-- START RECORDS FOR THIS TASK --

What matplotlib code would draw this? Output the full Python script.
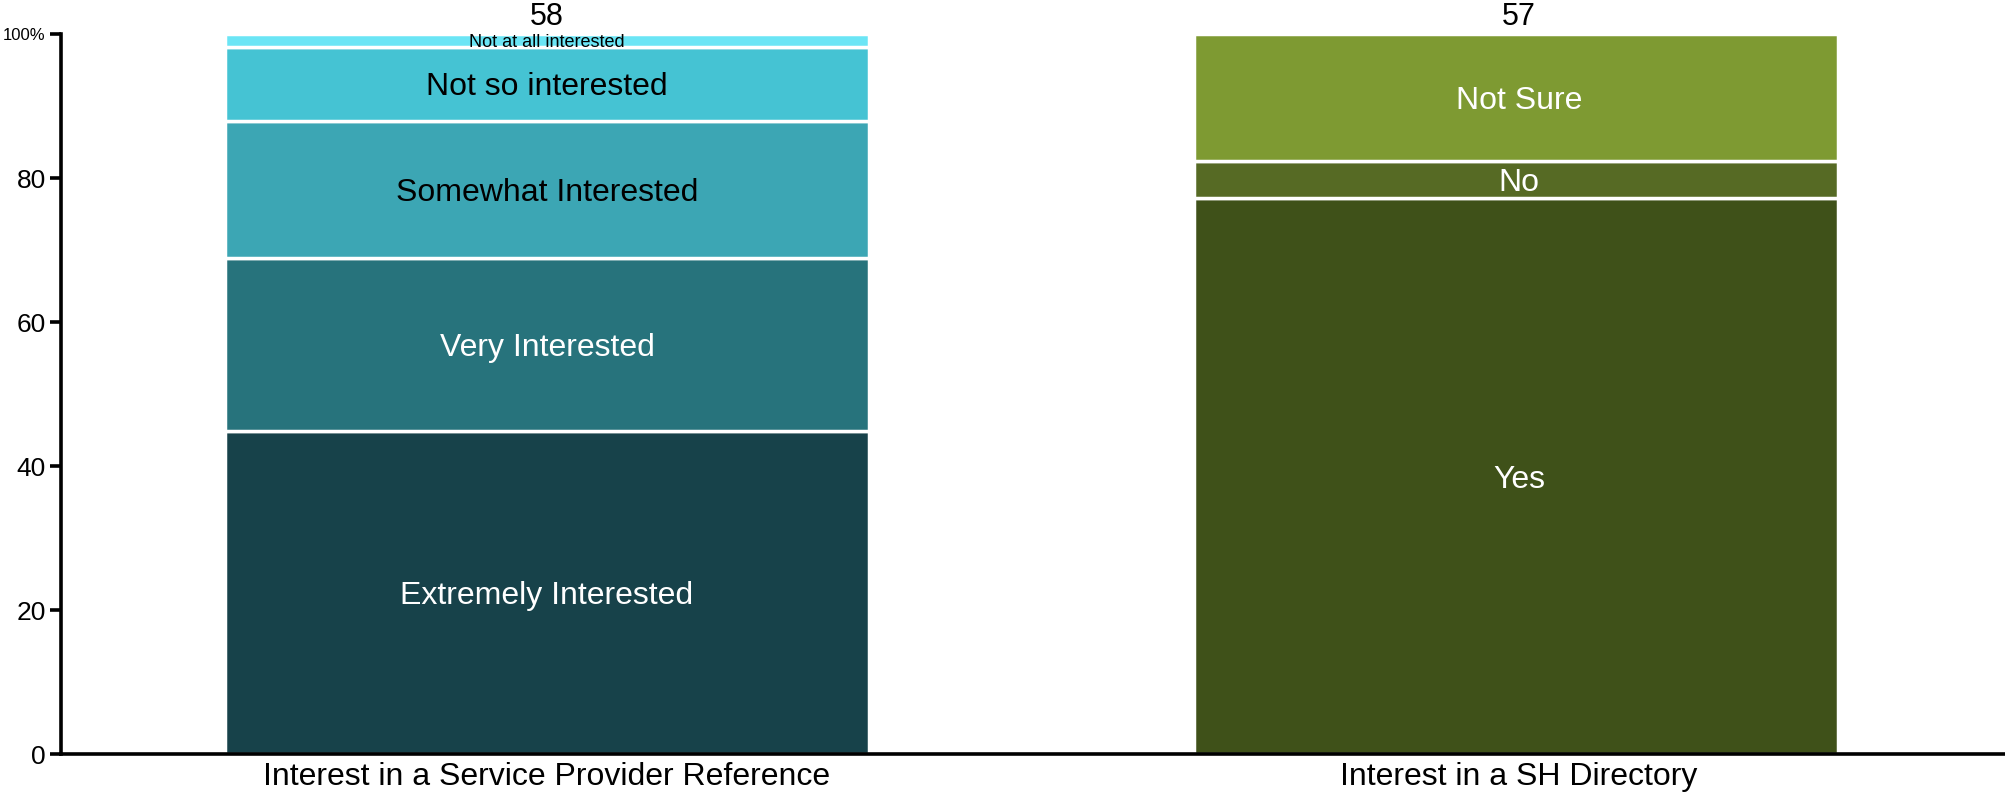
import matplotlib
matplotlib.use("Agg")
import matplotlib.pyplot as plt
import numpy as np

plt.rcParams['font.family'] = ['Liberation Sans', 'DejaVu Sans']

# data
categories = ['Interest in a Service Provider Reference', 'Interest in a SH Directory']

sp_levels = ['Extremely Interested', 'Very Interested', 'Somewhat Interested',
             'Not so interested', 'Not at all interested']
sp_counts = [26, 14, 11, 6, 1]
sp_colors = ['#17424A', '#27737C', '#3CA6B4', '#45C3D3', '#6BE5F5']
sp_text = ['white', 'white', 'black', 'black', 'black']
sp_size = [23, 23, 23, 23, 13]

dir_levels = ['Yes', 'No', 'Not Sure']
dir_counts = [44, 3, 10]
dir_colors = ['#3F5119', '#566A24', '#7E9A32']
dir_text = ['white', 'white', 'white']
dir_size = [23, 23, 23]

y_ticks = [0, 20, 40, 60, 80, 100]
y_labels = ['0', '20', '40', '60', '80', '100%']

fig = plt.figure(figsize=(20.05, 7.98), dpi=100)
ax = fig.add_axes([0.0304, 0.055, 0.9696, 0.902])

bar_w = 0.663
groups = [
    (sp_levels, sp_counts, sp_colors, sp_text, sp_size),
    (dir_levels, dir_counts, dir_colors, dir_text, dir_size),
]

for i, (levels, counts, colors, tcols, tsizes) in enumerate(groups):
    total = sum(counts)
    pct = np.array(counts) / total * 100
    bottom = 0
    for lev, p, c, tc, ts in zip(levels, pct, colors, tcols, tsizes):
        ax.bar(i - 0.003 * i, p, bottom=bottom, width=bar_w, color=c,
               edgecolor='white', linewidth=2.5)
        ax.text(i, bottom + p / 2, lev, ha='center', va='center_baseline',
                color=tc, fontsize=ts, clip_on=False)
        bottom += p
    ax.annotate(str(total), xy=(i, 100), xytext=(0, 2),
                textcoords='offset points', ha='center', va='bottom',
                fontsize=22, annotation_clip=False)

ax.set_xlim(-0.5, 1.5)
ax.set_ylim(0, 100)
ax.set_xticks([0, 1])
ax.set_xticklabels(categories, fontsize=23)
ax.tick_params(axis='x', length=0, pad=6)
ax.set_yticks(y_ticks)
ax.set_yticklabels(y_labels)
ax.tick_params(axis='y', labelsize=19, width=2.6, length=8, pad=3)
ax.get_yticklabels()[-1].set_fontsize(12)

for s in ['top', 'right']:
    ax.spines[s].set_visible(False)
for s in ['left', 'bottom']:
    ax.spines[s].set_linewidth(2.6)

fig.savefig('out.png', dpi=100)
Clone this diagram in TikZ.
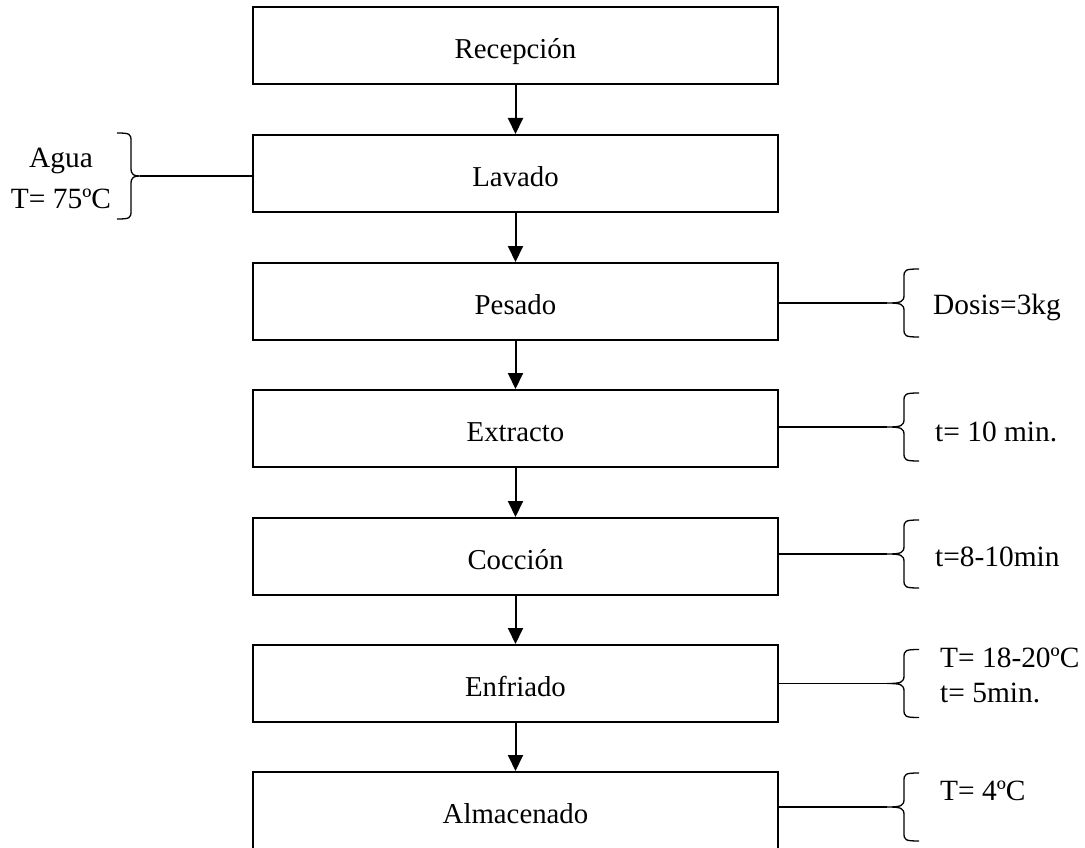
\documentclass[tikz,border=0pt]{standalone}
\usepackage{fontspec}
\setmainfont{Liberation Serif}
\usetikzlibrary{arrows.meta}

\tikzset{
  stepbox/.style={draw, line width=2pt, minimum width=525pt, minimum height=77pt,
    inner sep=0pt, text height=26pt, text depth=0pt,
    font=\fontsize{28.8}{34}\selectfont},
  flow/.style={line width=2pt, -{Triangle[length=16pt,width=15pt]}},
  feed/.style={line width=1.3pt},
  curlyline/.style={line width=1.3pt, line join=round},
  note/.style={inner sep=0pt, font=\fontsize{29.4}{34}\selectfont},
  % opening brace, tip at the pic origin, pointing west
  rbrace/.pic={
    \draw[curlyline] (32,-34) .. controls (18,-34) and (17,-33) .. (17,-26)
      -- (17,-8) .. controls (17,-1) and (14,0) .. (0,0)
      .. controls (14,0) and (17,1) .. (17,8)
      -- (17,26) .. controls (17,33) and (18,34) .. (32,34);
  },
  % closing brace, tip at the pic origin, pointing east
  lbrace/.pic={
    \draw[curlyline] (-23,-43) .. controls (-10,-43) and (-9,-42) .. (-9,-35)
      -- (-9,-8) .. controls (-9,-1) and (-6,0) .. (0,0)
      .. controls (-6,0) and (-9,1) .. (-9,8)
      -- (-9,35) .. controls (-9,42) and (-10,43) .. (-23,43);
  },
}

\begin{document}
\begin{tikzpicture}[x=1pt, y=-1pt]
  \useasboundingbox (0,0) rectangle (1085,848);

  % process steps
  \node[stepbox] (rec) at (515.5,45.5)  {Recepción};
  \node[stepbox] (lav) at (515.5,173.5) {Lavado};
  \node[stepbox] (pes) at (515.5,301.5) {Pesado};
  \node[stepbox] (ext) at (515.5,428.5) {Extracto};
  \node[stepbox] (coc) at (515.5,556.5) {Cocción};
  \node[stepbox] (enf) at (515.5,683.5) {Enfriado};
  \node[stepbox] (alm) at (515.5,810.5) {Almacenado};

  % flow between steps
  \draw[flow] (rec.south) -- (lav.north);
  \draw[flow] (lav.south) -- (pes.north);
  \draw[flow] (pes.south) -- (ext.north);
  \draw[flow] (ext.south) -- (coc.north);
  \draw[flow] (coc.south) -- (enf.north);
  \draw[flow] (enf.south) -- (alm.north);

  % washing water (left)
  \coordinate (lavTip) at (140,176);
  \pic at (lavTip) {lbrace};
  \draw[feed] (lav.west |- lavTip) -- (lavTip);
  \node[note, align=center, font=\fontsize{29.4}{41}\selectfont] (lavNote) at (61,178)
    {Agua\\T= 75ºC};

  % conditions (right)
  \coordinate (pesTip) at (887,303);
  \pic at (pesTip) {rbrace};
  \draw[feed] (pes.east |- pesTip) -- (pesTip);
  \node[note, anchor=base west] (pesNote) at (933,314) {Dosis=3kg};

  \coordinate (extTip) at (887,427);
  \pic at (extTip) {rbrace};
  \draw[feed] (ext.east |- extTip) -- (extTip);
  \node[note, anchor=base west] (extNote) at (935,441) {t= 10 min.};

  \coordinate (cocTip) at (887,554);
  \pic at (cocTip) {rbrace};
  \draw[feed] (coc.east |- cocTip) -- (cocTip);
  \node[note, anchor=base west] (cocNote) at (935,566) {t=8-10min};

  \coordinate (enfTip) at (887,683.5);
  \pic at (enfTip) {rbrace};
  \draw[feed] (enf.east |- enfTip) -- (enfTip);
  \node[note, anchor=west, align=left, font=\fontsize{29.4}{35}\selectfont] (enfNote) at (940,675)
    {T= 18-20ºC\\t= 5min.};

  \coordinate (almTip) at (887,807);
  \pic at (almTip) {rbrace};
  \draw[feed] (alm.east |- almTip) -- (almTip);
  \node[note, anchor=base west] (almNote) at (940,800) {T= 4ºC};
\end{tikzpicture}
\end{document}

-- END RECORDS FOR THIS TASK --

--- EXERCISE PROMPT ---
Take the records from their first line through the line containing "categories = ['Interest" and please return exactly those lines, both ends included, minus the pictures.

--- WORKED ANSWER ---
What matplotlib code would draw this? Output the full Python script.
import matplotlib
matplotlib.use("Agg")
import matplotlib.pyplot as plt
import numpy as np

plt.rcParams['font.family'] = ['Liberation Sans', 'DejaVu Sans']

# data
categories = ['Interest in a Service Provider Reference', 'Interest in a SH Directory']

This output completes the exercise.